[Code that draws figures]
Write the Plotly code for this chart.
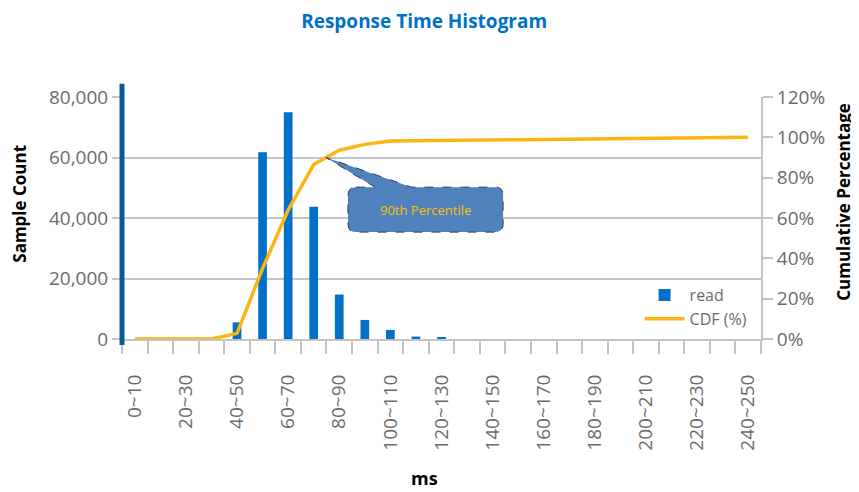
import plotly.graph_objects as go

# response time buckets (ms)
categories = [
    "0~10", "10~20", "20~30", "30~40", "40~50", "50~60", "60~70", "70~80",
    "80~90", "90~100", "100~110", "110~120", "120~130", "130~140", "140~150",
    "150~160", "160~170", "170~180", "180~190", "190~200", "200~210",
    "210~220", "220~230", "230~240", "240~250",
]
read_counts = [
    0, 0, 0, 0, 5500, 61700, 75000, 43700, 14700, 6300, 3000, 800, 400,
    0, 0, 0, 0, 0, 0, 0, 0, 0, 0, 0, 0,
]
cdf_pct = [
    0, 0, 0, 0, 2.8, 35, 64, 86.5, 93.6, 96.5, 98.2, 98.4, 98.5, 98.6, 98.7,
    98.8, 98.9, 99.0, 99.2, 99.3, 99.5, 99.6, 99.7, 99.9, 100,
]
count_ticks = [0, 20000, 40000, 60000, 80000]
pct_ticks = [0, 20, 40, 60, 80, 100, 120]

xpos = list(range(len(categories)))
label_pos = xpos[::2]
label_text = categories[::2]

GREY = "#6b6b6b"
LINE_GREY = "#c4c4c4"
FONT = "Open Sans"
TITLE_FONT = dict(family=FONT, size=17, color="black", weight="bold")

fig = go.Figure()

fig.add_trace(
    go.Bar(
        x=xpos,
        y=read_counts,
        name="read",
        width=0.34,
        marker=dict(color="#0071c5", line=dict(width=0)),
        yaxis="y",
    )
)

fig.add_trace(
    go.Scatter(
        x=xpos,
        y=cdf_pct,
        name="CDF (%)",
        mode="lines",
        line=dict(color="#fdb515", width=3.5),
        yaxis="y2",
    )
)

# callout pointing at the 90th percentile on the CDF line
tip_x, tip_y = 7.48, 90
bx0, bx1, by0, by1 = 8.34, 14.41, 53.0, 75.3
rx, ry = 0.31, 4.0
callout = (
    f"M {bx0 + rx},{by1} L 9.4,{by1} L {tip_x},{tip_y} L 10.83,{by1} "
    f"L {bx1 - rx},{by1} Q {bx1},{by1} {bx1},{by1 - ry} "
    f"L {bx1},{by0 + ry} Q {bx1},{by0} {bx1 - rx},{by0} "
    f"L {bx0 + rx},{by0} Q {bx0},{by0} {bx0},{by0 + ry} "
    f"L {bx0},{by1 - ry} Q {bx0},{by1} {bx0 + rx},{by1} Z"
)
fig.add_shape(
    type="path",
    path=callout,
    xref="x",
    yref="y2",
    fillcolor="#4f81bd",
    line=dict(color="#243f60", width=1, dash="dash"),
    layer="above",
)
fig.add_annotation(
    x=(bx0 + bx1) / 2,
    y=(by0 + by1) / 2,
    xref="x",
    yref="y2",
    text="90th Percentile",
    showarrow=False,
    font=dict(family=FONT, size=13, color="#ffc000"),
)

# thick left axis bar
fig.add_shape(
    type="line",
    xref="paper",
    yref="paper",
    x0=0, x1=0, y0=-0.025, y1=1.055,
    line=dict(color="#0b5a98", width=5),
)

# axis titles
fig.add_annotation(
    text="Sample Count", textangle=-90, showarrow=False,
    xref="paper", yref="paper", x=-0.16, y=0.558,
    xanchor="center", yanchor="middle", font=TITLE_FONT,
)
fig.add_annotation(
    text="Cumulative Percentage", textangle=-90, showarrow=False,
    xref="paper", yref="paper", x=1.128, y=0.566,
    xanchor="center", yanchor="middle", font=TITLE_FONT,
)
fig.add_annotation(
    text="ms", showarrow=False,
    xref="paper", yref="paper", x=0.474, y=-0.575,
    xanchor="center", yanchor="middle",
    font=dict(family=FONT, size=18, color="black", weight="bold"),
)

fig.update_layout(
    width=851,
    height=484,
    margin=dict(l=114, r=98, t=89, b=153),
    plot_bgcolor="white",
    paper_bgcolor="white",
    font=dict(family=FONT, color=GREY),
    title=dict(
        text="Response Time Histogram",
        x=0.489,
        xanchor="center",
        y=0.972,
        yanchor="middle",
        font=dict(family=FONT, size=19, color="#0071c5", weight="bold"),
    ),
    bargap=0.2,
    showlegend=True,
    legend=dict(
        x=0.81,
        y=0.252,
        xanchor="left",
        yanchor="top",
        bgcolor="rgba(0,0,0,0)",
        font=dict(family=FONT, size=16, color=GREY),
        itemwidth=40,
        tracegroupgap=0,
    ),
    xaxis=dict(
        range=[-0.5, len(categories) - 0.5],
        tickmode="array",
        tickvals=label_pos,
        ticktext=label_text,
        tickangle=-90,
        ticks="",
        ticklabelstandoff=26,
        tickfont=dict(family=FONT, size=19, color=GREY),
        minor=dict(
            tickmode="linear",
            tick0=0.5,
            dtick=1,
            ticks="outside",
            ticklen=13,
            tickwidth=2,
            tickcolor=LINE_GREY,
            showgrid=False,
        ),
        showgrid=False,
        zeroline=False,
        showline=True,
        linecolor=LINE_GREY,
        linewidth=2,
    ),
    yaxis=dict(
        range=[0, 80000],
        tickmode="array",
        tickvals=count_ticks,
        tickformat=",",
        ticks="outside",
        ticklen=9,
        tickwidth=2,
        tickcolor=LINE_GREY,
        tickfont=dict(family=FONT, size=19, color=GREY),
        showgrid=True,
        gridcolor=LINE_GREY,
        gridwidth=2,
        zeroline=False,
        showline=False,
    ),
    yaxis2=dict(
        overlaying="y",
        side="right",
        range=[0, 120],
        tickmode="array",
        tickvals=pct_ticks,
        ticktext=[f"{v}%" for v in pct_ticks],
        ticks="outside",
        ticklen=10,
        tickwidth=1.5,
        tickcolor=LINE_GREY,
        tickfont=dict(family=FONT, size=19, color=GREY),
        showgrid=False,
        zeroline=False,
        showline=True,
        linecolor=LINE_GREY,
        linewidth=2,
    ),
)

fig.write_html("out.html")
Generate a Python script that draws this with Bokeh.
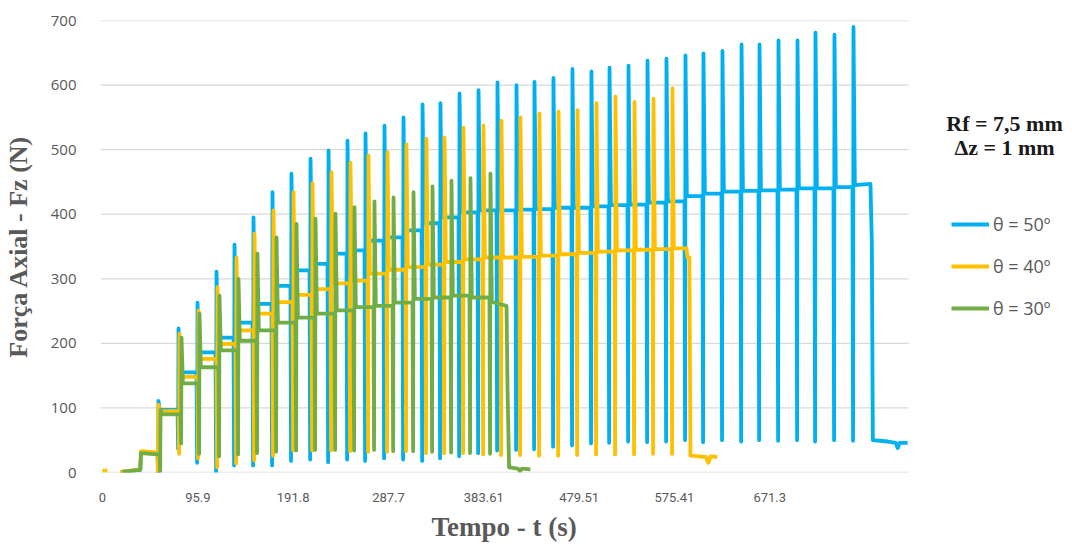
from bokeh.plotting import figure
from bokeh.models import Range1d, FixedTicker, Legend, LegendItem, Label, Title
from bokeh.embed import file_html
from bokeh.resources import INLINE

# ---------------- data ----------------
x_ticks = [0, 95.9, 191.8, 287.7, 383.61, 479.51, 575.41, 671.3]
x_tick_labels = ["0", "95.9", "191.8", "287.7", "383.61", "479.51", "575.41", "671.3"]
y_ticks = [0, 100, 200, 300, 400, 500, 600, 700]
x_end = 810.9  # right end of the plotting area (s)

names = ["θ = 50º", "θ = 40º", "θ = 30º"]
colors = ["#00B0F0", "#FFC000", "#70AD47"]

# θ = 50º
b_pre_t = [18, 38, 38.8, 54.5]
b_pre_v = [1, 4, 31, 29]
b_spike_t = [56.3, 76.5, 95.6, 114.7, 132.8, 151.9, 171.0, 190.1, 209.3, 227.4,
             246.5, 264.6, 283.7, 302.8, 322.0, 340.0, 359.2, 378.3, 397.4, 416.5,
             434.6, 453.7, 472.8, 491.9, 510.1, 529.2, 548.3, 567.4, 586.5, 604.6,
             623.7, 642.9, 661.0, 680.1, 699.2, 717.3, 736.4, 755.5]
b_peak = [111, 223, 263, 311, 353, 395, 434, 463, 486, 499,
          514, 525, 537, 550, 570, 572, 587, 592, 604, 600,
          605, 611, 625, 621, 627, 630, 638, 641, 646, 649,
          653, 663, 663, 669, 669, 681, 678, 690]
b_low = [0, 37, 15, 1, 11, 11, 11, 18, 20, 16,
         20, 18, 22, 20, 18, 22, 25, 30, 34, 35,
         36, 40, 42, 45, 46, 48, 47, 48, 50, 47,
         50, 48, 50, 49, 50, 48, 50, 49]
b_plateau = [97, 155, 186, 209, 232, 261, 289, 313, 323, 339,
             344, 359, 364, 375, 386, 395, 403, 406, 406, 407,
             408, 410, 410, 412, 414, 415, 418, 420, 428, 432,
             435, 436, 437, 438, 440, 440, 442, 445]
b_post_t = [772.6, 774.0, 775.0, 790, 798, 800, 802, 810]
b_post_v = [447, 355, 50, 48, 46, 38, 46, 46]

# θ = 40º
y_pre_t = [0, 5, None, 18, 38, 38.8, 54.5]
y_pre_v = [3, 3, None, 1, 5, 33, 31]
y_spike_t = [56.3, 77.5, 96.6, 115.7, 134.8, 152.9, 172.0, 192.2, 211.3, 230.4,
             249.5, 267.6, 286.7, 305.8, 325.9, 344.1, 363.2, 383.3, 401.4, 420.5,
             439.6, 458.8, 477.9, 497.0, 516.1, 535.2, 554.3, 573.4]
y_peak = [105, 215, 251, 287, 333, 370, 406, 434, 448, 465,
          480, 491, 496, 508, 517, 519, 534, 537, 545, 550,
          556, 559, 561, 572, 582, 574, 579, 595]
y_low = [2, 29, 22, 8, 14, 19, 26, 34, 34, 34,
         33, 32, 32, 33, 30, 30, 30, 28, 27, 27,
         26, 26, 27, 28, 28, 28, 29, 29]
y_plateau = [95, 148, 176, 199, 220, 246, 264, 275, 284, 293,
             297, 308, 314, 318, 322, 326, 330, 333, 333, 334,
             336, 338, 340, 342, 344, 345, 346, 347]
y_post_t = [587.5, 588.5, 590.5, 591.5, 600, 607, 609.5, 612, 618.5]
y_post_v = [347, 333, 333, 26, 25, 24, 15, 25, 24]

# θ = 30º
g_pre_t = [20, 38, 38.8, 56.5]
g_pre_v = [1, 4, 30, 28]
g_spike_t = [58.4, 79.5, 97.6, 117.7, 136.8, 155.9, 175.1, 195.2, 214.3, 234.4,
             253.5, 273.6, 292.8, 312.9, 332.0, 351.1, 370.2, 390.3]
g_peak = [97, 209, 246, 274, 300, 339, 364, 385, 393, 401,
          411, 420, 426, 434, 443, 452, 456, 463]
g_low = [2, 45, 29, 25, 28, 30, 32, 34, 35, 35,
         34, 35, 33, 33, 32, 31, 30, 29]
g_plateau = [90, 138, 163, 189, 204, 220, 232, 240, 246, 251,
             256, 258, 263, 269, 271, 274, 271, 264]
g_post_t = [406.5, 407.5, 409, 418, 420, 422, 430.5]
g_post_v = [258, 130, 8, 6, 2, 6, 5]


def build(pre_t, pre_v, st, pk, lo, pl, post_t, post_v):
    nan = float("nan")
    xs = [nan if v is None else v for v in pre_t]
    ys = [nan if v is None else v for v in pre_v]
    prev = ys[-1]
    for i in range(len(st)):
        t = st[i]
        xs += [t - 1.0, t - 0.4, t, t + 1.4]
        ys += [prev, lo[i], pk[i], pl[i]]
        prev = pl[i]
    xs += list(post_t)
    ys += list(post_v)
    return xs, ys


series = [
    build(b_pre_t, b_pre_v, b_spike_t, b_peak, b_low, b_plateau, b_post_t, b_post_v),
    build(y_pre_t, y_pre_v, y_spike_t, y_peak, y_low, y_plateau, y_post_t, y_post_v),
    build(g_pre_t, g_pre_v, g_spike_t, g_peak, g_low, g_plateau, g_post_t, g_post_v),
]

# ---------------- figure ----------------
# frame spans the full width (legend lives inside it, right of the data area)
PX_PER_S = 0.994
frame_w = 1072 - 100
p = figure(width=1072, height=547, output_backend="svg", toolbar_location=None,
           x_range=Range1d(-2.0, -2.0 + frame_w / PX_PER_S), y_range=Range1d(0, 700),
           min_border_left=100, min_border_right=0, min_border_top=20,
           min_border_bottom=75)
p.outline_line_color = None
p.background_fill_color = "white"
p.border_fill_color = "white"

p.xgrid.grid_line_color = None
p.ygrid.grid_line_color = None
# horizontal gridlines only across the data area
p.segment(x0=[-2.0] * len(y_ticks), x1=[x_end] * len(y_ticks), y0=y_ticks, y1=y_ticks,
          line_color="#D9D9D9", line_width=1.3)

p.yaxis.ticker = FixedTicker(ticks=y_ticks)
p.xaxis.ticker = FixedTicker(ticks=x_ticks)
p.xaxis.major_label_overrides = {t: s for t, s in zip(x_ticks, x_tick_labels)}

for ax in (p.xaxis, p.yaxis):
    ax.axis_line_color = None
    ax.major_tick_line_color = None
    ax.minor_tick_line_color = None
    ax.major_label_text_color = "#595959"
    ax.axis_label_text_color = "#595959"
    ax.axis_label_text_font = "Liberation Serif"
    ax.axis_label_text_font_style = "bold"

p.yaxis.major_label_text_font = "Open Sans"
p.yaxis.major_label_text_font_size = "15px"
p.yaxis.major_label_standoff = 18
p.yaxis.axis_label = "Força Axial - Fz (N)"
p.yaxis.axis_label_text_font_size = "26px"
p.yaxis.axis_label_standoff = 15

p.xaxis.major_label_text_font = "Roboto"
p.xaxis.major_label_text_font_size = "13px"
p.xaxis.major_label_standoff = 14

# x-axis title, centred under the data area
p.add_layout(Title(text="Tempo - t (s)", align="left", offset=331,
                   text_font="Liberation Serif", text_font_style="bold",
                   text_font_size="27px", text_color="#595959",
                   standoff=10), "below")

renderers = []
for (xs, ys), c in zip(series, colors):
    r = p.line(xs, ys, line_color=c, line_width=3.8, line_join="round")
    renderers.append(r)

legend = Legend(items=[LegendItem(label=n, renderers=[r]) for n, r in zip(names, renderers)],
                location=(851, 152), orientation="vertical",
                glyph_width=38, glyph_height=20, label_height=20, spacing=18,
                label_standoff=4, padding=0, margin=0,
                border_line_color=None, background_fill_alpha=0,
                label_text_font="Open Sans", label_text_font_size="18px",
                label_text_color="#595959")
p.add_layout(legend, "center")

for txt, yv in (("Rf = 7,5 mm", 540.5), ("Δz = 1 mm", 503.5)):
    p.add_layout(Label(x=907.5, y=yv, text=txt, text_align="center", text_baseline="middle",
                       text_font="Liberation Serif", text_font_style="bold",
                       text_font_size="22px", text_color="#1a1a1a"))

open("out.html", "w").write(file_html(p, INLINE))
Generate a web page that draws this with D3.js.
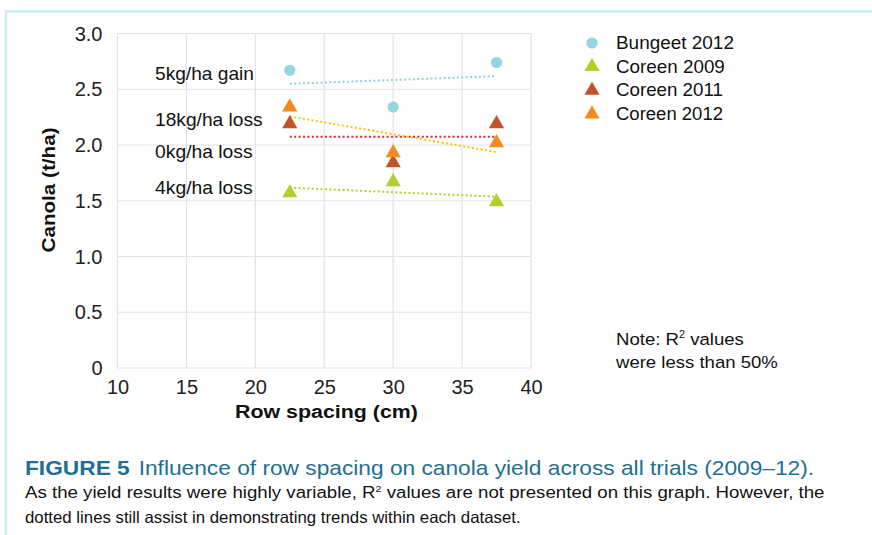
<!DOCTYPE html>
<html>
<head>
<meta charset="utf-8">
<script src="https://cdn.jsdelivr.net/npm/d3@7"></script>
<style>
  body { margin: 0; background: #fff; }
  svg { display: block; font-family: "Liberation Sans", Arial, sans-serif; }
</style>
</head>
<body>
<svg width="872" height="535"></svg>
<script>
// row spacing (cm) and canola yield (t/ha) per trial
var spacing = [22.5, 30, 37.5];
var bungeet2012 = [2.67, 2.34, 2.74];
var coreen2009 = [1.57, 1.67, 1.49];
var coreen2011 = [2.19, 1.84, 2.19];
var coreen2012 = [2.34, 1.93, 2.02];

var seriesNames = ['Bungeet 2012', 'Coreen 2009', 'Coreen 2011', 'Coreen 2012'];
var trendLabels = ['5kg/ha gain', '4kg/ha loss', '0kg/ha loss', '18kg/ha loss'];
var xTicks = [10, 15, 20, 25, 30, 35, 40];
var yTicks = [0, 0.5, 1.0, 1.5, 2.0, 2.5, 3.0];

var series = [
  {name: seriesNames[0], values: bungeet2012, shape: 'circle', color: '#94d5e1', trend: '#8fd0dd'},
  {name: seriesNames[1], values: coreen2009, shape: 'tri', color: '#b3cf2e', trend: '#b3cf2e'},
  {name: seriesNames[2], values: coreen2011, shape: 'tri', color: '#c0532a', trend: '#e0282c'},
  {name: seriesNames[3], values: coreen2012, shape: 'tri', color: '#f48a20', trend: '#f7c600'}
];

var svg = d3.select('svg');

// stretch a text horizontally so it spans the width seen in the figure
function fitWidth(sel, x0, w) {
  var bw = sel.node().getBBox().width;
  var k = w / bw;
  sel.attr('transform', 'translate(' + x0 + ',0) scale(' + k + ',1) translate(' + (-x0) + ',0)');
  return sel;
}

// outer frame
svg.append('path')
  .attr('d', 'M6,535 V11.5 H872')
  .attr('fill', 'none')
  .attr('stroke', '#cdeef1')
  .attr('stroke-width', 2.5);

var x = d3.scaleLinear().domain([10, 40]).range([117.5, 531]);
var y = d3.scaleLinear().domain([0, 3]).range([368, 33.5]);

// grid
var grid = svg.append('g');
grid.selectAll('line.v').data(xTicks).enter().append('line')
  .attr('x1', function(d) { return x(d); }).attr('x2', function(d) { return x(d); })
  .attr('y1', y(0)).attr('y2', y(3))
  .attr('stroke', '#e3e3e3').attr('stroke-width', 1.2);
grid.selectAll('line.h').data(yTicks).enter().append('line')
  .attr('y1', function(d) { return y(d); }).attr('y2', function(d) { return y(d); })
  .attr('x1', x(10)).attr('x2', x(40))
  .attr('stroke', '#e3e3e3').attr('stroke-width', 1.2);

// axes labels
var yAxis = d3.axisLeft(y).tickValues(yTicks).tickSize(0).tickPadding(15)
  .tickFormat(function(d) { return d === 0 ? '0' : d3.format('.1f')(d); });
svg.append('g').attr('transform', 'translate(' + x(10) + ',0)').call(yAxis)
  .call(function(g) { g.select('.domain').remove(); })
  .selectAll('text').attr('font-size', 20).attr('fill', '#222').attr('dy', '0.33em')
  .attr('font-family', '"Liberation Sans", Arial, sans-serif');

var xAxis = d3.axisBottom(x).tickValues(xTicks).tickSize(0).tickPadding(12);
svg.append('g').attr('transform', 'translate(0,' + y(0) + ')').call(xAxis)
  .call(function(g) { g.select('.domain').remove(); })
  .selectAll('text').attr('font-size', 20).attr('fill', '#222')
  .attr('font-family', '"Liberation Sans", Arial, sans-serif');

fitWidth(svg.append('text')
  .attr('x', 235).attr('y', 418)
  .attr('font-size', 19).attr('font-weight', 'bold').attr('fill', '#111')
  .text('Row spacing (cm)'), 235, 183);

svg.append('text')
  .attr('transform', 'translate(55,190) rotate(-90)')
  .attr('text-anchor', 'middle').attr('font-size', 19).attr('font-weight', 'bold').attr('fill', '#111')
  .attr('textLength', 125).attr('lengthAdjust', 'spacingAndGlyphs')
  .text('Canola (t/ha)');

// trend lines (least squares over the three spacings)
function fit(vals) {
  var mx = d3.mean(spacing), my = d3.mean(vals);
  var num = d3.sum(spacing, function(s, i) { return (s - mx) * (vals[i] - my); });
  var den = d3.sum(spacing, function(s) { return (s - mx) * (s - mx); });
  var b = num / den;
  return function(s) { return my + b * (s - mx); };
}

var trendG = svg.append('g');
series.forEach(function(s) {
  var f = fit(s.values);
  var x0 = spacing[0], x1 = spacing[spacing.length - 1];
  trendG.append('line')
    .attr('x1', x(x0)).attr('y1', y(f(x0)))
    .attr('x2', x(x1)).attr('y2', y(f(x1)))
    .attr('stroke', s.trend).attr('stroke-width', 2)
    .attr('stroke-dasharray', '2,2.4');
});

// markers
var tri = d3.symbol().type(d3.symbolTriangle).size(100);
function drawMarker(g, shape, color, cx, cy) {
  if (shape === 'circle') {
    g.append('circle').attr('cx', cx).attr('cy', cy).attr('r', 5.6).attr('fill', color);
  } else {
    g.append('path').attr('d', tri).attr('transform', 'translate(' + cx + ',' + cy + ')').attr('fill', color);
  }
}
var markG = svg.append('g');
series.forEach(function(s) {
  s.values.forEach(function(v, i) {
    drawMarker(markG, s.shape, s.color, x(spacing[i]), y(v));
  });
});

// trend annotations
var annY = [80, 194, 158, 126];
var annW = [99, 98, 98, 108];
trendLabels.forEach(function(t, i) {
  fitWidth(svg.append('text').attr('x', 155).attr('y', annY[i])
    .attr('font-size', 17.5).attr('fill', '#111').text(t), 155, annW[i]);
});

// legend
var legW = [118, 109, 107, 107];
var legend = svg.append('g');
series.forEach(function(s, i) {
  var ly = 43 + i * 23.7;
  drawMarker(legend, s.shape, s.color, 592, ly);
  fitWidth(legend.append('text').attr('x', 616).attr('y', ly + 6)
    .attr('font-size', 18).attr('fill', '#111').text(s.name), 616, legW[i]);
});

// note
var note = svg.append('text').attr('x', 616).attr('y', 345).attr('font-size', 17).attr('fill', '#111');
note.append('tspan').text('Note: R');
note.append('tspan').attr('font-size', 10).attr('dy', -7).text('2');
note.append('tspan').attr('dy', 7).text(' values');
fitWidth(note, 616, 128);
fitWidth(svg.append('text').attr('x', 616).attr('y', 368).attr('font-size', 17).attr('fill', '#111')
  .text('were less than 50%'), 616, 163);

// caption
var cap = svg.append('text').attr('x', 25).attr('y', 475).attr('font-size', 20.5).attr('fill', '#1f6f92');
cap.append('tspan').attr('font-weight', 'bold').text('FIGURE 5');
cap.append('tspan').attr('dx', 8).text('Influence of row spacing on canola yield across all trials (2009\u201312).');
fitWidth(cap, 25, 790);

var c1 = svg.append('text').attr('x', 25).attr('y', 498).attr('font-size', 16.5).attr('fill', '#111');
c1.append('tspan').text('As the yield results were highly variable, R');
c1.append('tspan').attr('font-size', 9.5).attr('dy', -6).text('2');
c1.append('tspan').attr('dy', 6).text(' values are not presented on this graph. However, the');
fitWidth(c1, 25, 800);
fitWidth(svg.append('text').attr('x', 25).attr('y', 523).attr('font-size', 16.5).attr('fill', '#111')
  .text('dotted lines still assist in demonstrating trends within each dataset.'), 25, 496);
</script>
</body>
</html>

TASK GOAL: Reproduce only the lines of the records from the start up to and including the line that holds "label_text = categories[::2]"; do not carry over any picture.

EXERCISE SOLUTION:
Write the Plotly code for this chart.
import plotly.graph_objects as go

# response time buckets (ms)
categories = [
    "0~10", "10~20", "20~30", "30~40", "40~50", "50~60", "60~70", "70~80",
    "80~90", "90~100", "100~110", "110~120", "120~130", "130~140", "140~150",
    "150~160", "160~170", "170~180", "180~190", "190~200", "200~210",
    "210~220", "220~230", "230~240", "240~250",
]
read_counts = [
    0, 0, 0, 0, 5500, 61700, 75000, 43700, 14700, 6300, 3000, 800, 400,
    0, 0, 0, 0, 0, 0, 0, 0, 0, 0, 0, 0,
]
cdf_pct = [
    0, 0, 0, 0, 2.8, 35, 64, 86.5, 93.6, 96.5, 98.2, 98.4, 98.5, 98.6, 98.7,
    98.8, 98.9, 99.0, 99.2, 99.3, 99.5, 99.6, 99.7, 99.9, 100,
]
count_ticks = [0, 20000, 40000, 60000, 80000]
pct_ticks = [0, 20, 40, 60, 80, 100, 120]

xpos = list(range(len(categories)))
label_pos = xpos[::2]
label_text = categories[::2]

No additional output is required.